--- begin ---

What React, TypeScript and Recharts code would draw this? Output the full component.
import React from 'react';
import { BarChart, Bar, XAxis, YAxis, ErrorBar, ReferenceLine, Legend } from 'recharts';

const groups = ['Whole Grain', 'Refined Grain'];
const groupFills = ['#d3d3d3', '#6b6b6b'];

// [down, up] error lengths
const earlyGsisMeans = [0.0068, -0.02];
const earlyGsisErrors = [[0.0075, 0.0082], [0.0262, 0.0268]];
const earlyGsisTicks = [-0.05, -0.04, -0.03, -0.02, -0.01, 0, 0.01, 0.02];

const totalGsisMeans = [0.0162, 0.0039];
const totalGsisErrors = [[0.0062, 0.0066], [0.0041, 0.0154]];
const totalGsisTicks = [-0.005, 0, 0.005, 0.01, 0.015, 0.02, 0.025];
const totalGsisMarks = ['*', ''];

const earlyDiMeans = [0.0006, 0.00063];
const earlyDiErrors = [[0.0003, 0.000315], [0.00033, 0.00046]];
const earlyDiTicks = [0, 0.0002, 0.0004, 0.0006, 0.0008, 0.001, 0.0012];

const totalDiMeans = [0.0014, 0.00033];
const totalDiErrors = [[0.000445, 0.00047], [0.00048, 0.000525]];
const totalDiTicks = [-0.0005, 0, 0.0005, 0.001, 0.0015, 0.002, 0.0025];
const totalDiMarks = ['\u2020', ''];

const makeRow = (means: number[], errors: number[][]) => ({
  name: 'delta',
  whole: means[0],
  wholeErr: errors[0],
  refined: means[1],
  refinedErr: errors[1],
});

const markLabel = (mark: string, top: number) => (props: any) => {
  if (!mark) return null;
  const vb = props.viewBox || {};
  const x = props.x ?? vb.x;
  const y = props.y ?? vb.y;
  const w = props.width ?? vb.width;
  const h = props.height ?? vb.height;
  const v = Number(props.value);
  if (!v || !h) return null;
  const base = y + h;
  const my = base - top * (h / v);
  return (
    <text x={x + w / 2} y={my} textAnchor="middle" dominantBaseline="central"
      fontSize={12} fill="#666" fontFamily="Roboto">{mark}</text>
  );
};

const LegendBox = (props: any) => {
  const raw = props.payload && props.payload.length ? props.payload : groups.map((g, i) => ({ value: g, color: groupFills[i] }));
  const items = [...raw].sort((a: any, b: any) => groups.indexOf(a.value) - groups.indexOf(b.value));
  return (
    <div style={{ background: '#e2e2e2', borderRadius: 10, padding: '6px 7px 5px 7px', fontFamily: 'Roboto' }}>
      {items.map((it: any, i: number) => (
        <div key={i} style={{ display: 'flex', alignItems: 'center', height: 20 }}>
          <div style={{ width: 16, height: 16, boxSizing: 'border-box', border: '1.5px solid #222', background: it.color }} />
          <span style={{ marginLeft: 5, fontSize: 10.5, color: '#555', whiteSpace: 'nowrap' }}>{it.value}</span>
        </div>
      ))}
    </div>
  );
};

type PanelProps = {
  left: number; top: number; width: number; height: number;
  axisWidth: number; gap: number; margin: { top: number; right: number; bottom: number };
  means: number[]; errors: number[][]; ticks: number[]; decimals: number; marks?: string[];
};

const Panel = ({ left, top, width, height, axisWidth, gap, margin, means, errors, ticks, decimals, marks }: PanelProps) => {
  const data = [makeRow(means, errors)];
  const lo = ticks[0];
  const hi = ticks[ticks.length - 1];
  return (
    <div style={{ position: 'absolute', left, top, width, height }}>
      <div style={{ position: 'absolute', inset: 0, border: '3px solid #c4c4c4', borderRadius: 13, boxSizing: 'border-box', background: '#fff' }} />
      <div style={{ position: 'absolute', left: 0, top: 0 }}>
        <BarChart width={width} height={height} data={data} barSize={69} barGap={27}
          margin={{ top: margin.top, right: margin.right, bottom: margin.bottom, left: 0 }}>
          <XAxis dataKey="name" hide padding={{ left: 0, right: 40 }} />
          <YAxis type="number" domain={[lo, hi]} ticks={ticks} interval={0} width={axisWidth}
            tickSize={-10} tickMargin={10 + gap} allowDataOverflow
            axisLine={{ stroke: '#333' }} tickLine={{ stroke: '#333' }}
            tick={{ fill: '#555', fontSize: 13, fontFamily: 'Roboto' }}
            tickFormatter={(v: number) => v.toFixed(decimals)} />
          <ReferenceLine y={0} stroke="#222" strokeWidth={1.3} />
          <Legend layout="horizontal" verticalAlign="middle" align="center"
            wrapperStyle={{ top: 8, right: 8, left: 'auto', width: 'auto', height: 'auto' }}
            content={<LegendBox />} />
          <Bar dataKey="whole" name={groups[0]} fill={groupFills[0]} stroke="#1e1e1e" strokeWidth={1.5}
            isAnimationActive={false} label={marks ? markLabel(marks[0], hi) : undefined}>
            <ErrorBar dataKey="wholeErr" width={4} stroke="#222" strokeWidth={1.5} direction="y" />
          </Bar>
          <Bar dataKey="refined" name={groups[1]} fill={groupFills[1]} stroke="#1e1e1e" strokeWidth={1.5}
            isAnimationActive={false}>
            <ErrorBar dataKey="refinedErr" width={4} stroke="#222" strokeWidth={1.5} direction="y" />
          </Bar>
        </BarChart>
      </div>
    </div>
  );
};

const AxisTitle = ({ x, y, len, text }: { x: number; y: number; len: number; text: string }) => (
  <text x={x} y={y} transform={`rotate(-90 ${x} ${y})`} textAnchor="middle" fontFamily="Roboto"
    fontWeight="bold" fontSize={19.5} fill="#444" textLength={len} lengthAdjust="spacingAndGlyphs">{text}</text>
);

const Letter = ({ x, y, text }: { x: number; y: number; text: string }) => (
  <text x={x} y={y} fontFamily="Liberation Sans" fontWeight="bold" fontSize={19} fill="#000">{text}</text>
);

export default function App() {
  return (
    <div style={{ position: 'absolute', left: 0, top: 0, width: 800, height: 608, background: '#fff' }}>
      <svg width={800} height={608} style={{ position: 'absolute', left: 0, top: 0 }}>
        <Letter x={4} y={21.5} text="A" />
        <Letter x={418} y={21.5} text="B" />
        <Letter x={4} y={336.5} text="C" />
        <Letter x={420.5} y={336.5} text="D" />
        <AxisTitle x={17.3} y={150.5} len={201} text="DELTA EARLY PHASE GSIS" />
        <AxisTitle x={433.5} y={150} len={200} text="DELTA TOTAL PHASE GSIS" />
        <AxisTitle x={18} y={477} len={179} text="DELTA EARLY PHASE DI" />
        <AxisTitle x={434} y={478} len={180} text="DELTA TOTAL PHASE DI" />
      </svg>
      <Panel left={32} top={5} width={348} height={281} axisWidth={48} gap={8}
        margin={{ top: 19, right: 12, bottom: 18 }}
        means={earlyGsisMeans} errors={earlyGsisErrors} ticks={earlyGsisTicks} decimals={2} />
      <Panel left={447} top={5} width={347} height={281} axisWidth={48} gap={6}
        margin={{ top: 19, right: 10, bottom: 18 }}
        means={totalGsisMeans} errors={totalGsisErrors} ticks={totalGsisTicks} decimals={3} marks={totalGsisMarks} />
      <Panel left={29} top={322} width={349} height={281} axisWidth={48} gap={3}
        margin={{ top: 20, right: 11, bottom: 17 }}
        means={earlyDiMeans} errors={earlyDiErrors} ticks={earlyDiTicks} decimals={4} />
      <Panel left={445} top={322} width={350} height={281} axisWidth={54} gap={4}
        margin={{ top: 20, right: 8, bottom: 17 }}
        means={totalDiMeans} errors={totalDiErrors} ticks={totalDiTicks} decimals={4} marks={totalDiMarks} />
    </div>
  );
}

--- end ---

## Requirement
In the listing above, please print only the lines from the first one to the line where "0, 0.01, 0.02];" appears, exactly as written, both of those lines included.

## Answer in full
What React, TypeScript and Recharts code would draw this? Output the full component.
import React from 'react';
import { BarChart, Bar, XAxis, YAxis, ErrorBar, ReferenceLine, Legend } from 'recharts';

const groups = ['Whole Grain', 'Refined Grain'];
const groupFills = ['#d3d3d3', '#6b6b6b'];

// [down, up] error lengths
const earlyGsisMeans = [0.0068, -0.02];
const earlyGsisErrors = [[0.0075, 0.0082], [0.0262, 0.0268]];
const earlyGsisTicks = [-0.05, -0.04, -0.03, -0.02, -0.01, 0, 0.01, 0.02];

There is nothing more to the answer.